La Femme de Tchaïkovski
Dans l'univers si particulier de Kirill Serebrennikov, un mort se relève de sa couche mortuaire pour proclamer une dernière fois la haine qu'il voue à son épouse, des mouches intempestives se mêlent aux conversations les plus intimes et des apollons nus censés réveiller un désir féminin n'en résument que l'impasse quand la folie guette peu à peu à l'héroïne principale. Somptueux, onirique et décadent, La Femme de Tchaïkovski déroule ainsi sa descente aux enfers, celle de la malheureuse Antonina Milioukova, obstinément accrochée à son célèbre musicien de mari sans comprendre qu'elle est d'abord la victime d'un mariage arrangé puisque l'illustre compositeur de Casse-Noisette et Le Lac des Cygnes, Piotr Ilitch Tchaïkovski, a toujours préféré les jeunes garçons aux femmes.

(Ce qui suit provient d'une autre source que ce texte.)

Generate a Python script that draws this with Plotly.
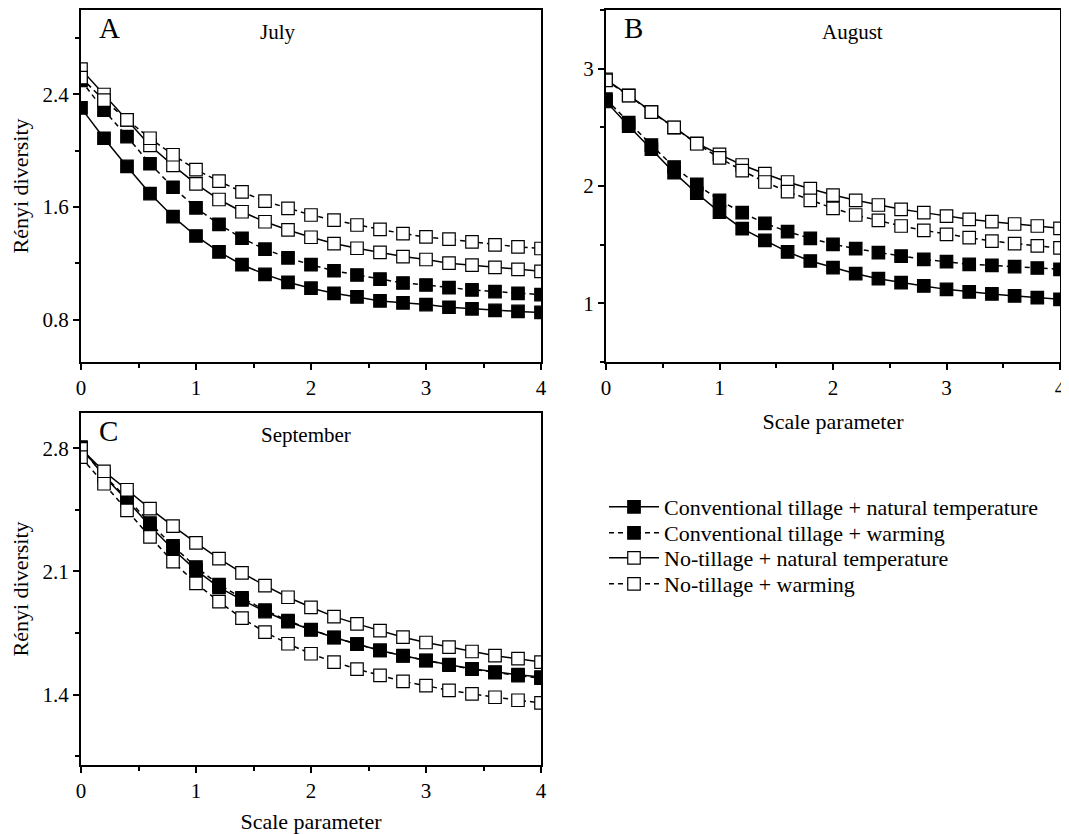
import plotly.graph_objects as go

scale = [0, 0.2, 0.4, 0.6, 0.8, 1.0, 1.2, 1.4, 1.6, 1.8, 2.0, 2.2, 2.4, 2.6, 2.8, 3.0, 3.2, 3.4, 3.6, 3.8, 4.0]

series_names = [
    "Conventional tillage + natural temperature",
    "Conventional tillage + warming",
    "No-tillage + natural temperature",
    "No-tillage + warming",
]

# July (A)
jul_ct_nt = [2.305, 2.089, 1.889, 1.696, 1.532, 1.395, 1.282, 1.191, 1.122, 1.066, 1.024, 0.988, 0.962, 0.934, 0.920, 0.908, 0.889, 0.878, 0.866, 0.859, 0.852]
jul_ct_w = [2.50, 2.289, 2.101, 1.908, 1.741, 1.595, 1.478, 1.379, 1.301, 1.240, 1.191, 1.148, 1.118, 1.089, 1.061, 1.047, 1.028, 1.012, 1.000, 0.988, 0.979]
jul_nt_nt = [2.58, 2.40, 2.219, 2.038, 1.896, 1.765, 1.654, 1.567, 1.496, 1.438, 1.386, 1.341, 1.308, 1.278, 1.249, 1.228, 1.202, 1.188, 1.172, 1.158, 1.144]
jul_nt_w = [2.52, 2.36, 2.22, 2.089, 1.972, 1.866, 1.784, 1.708, 1.642, 1.591, 1.544, 1.508, 1.473, 1.442, 1.412, 1.388, 1.372, 1.353, 1.332, 1.318, 1.306]

# August (B)
aug_ct_nt = [2.72, 2.511, 2.313, 2.114, 1.938, 1.778, 1.636, 1.537, 1.438, 1.361, 1.304, 1.253, 1.210, 1.176, 1.148, 1.119, 1.097, 1.080, 1.063, 1.048, 1.034]
aug_ct_w = [2.74, 2.540, 2.349, 2.162, 2.014, 1.878, 1.773, 1.682, 1.611, 1.554, 1.503, 1.466, 1.432, 1.403, 1.375, 1.355, 1.332, 1.324, 1.313, 1.301, 1.290]
aug_nt_nt = [2.909, 2.773, 2.631, 2.497, 2.364, 2.270, 2.179, 2.105, 2.034, 1.977, 1.923, 1.878, 1.838, 1.801, 1.773, 1.744, 1.716, 1.696, 1.676, 1.659, 1.639]
aug_nt_w = [2.90, 2.77, 2.63, 2.50, 2.36, 2.239, 2.131, 2.034, 1.952, 1.878, 1.810, 1.753, 1.707, 1.659, 1.622, 1.588, 1.560, 1.531, 1.509, 1.489, 1.472]

# September (C)
sep_ct_nt = [2.806, 2.640, 2.504, 2.358, 2.226, 2.107, 2.009, 1.938, 1.872, 1.815, 1.768, 1.724, 1.687, 1.651, 1.621, 1.594, 1.570, 1.547, 1.528, 1.513, 1.500]
sep_ct_w = [2.80, 2.645, 2.515, 2.375, 2.245, 2.125, 2.025, 1.950, 1.880, 1.820, 1.770, 1.725, 1.687, 1.651, 1.620, 1.593, 1.568, 1.545, 1.525, 1.508, 1.493]
sep_nt_nt = [2.796, 2.668, 2.564, 2.457, 2.357, 2.262, 2.173, 2.092, 2.019, 1.953, 1.896, 1.843, 1.802, 1.764, 1.726, 1.696, 1.670, 1.645, 1.621, 1.604, 1.585]
sep_nt_w = [2.749, 2.598, 2.447, 2.296, 2.155, 2.032, 1.928, 1.834, 1.755, 1.689, 1.632, 1.585, 1.545, 1.509, 1.475, 1.451, 1.424, 1.404, 1.385, 1.368, 1.353]

panels = [
    ("x", "y", "A", "July", 0.428, [jul_ct_nt, jul_ct_w, jul_nt_nt, jul_nt_w]),
    ("x2", "y2", "B", "August", 0.544, [aug_ct_nt, aug_ct_w, aug_nt_nt, aug_nt_w]),
    ("x3", "y3", "C", "September", 0.49, [sep_ct_nt, sep_ct_w, sep_nt_nt, sep_nt_w]),
]

FONT = "Liberation Serif"
# page body adds an 8px margin; size the figure so it fills the 1069x834 window
OFF = 8
W, H = 1069 - OFF, 834 - OFF

styles = [
    dict(dash="solid", fill="black"),
    dict(dash="5px,4px", fill="black"),
    dict(dash="solid", fill="white"),
    dict(dash="5px,4px", fill="white"),
]
legend_ids = ["legend", "legend2", "legend3", "legend4"]

fig = go.Figure()
for pi, (xa, ya, letter, month, mx, data) in enumerate(panels):
    for si in range(4):
        st = styles[si]
        fig.add_trace(go.Scatter(
            x=scale, y=data[si], xaxis=xa, yaxis=ya,
            mode="lines+markers", name=series_names[si],
            legend=legend_ids[si],
            showlegend=(pi == 0),
            line=dict(color="black", width=1.5, dash=st["dash"]),
            marker=dict(symbol="square", size=12.5, color=st["fill"],
                        line=dict(color="black", width=1.2)),
        ))
    fig.add_annotation(text=letter, xref=f"{xa} domain", yref=f"{ya} domain",
                       x=0.035, y=1.0, xanchor="left", yanchor="top", showarrow=False,
                       font=dict(family=FONT, size=29, color="black"))
    fig.add_annotation(text=month, xref=f"{xa} domain", yref=f"{ya} domain",
                       x=mx, y=0.978, xanchor="center", yanchor="top",
                       showarrow=False, font=dict(family=FONT, size=21, color="black"))


def px_x(a, b):
    return [(a - OFF) / W, (b - OFF) / W]


def px_y(top, bottom):
    return [1 - (bottom - OFF) / H, 1 - (top - OFF) / H]


axis_common = dict(
    showline=True, linecolor="black", linewidth=2, mirror=True,
    ticks="outside", ticklen=6, tickwidth=1.5, tickcolor="black",
    showgrid=False, zeroline=False, automargin=False,
    tickfont=dict(family=FONT, size=21, color="black"),
)

xcommon = dict(axis_common, range=[0, 4], dtick=1, tick0=0,
               minor=dict(ticks="outside", dtick=0.5, ticklen=4, tickwidth=1.5, tickcolor="black"))

title_font = dict(family=FONT, size=22, color="black")

legend_tops = [486, 512, 537, 563]
legend_layout = {}
for lid, top in zip(legend_ids, legend_tops):
    legend_layout[lid] = dict(x=(604 - OFF) / W, y=1 - (top - OFF) / H, xanchor="left", yanchor="top",
                              font=dict(family=FONT, size=22, color="black"),
                              bgcolor="rgba(0,0,0,0)", itemwidth=50)

fig.update_layout(
    width=W, height=H,
    margin=dict(l=0, r=0, t=0, b=0),
    paper_bgcolor="white", plot_bgcolor="white",
    font=dict(family=FONT, color="black"),
    xaxis=dict(xcommon, domain=px_x(81, 541), anchor="y"),
    yaxis=dict(axis_common, domain=px_y(10, 362), anchor="x", range=[0.5, 3.0], tick0=0.8, dtick=0.8,
               tickformat=".1f",
               minor=dict(ticks="outside", dtick=0.4, tick0=0.8, ticklen=4, tickwidth=1.5, tickcolor="black"),
               title=dict(text="Rényi diversity", font=title_font, standoff=12)),
    xaxis2=dict(xcommon, domain=px_x(606, 1060), anchor="y2",
                title=dict(text="Scale parameter", font=title_font, standoff=14)),
    yaxis2=dict(axis_common, domain=px_y(10, 362), anchor="x2", range=[0.5, 3.5], tick0=1, dtick=1,
                minor=dict(ticks="outside", dtick=0.5, tick0=1, ticklen=4, tickwidth=1.5, tickcolor="black")),
    xaxis3=dict(xcommon, domain=px_x(81, 541), anchor="y3",
                title=dict(text="Scale parameter", font=title_font, standoff=16)),
    yaxis3=dict(axis_common, domain=px_y(413, 765), anchor="x3", range=[1.0, 3.0], tick0=1.4, dtick=0.7,
                tickformat=".1f",
                minor=dict(ticks="outside", dtick=0.35, tick0=1.4, ticklen=4, tickwidth=1.5, tickcolor="black"),
                title=dict(text="Rényi diversity", font=title_font, standoff=12)),
    showlegend=True,
    **legend_layout,
)

fig.write_html("out.html")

On entre dans cette odyssée sans passion tout en étant capté d'emblée par l'expressionnisme de Serebrennikov tel qu'on l'avait découvert sur une tonalité plus mélancolique avec le sublime Leto. Des plans-séquences aussi dostoïevskiens les uns que les autres nous plongent dans cette Russie pourrissante de la fin du 19e siècle, entre misère et farce sociale. Le peuple qui s'y débat semble aliéné pour l'éternité. De quoi faire écho au calvaire du réalisateur, longtemps traîné en justice et assigné en résidence avant d'échapper finalement à la prison et d'aller respirer ailleurs que dans la Russie de Poutine.
La partie plus fantasmagorique du film nous laisse en revanche un peu dubitatif. Elle rend moins saillant le jeu jusqu'ici impeccable d'Alyona Mikhailova et d'Odin Biron et tombe dans une lourdeur et une obscurité qui font paravent entre les visions infernales de Serebrennikov et ce qu'en perçoit le spectateur. A ce propos, la chorégraphie finale tombe un peu comme un cheveu sur la soupe.
La Femme de Tchaïkovski, Kirill Serebrennikov, en compétion au dernier Festival de Cannes. Sortie en salles ce mercredi 15 février.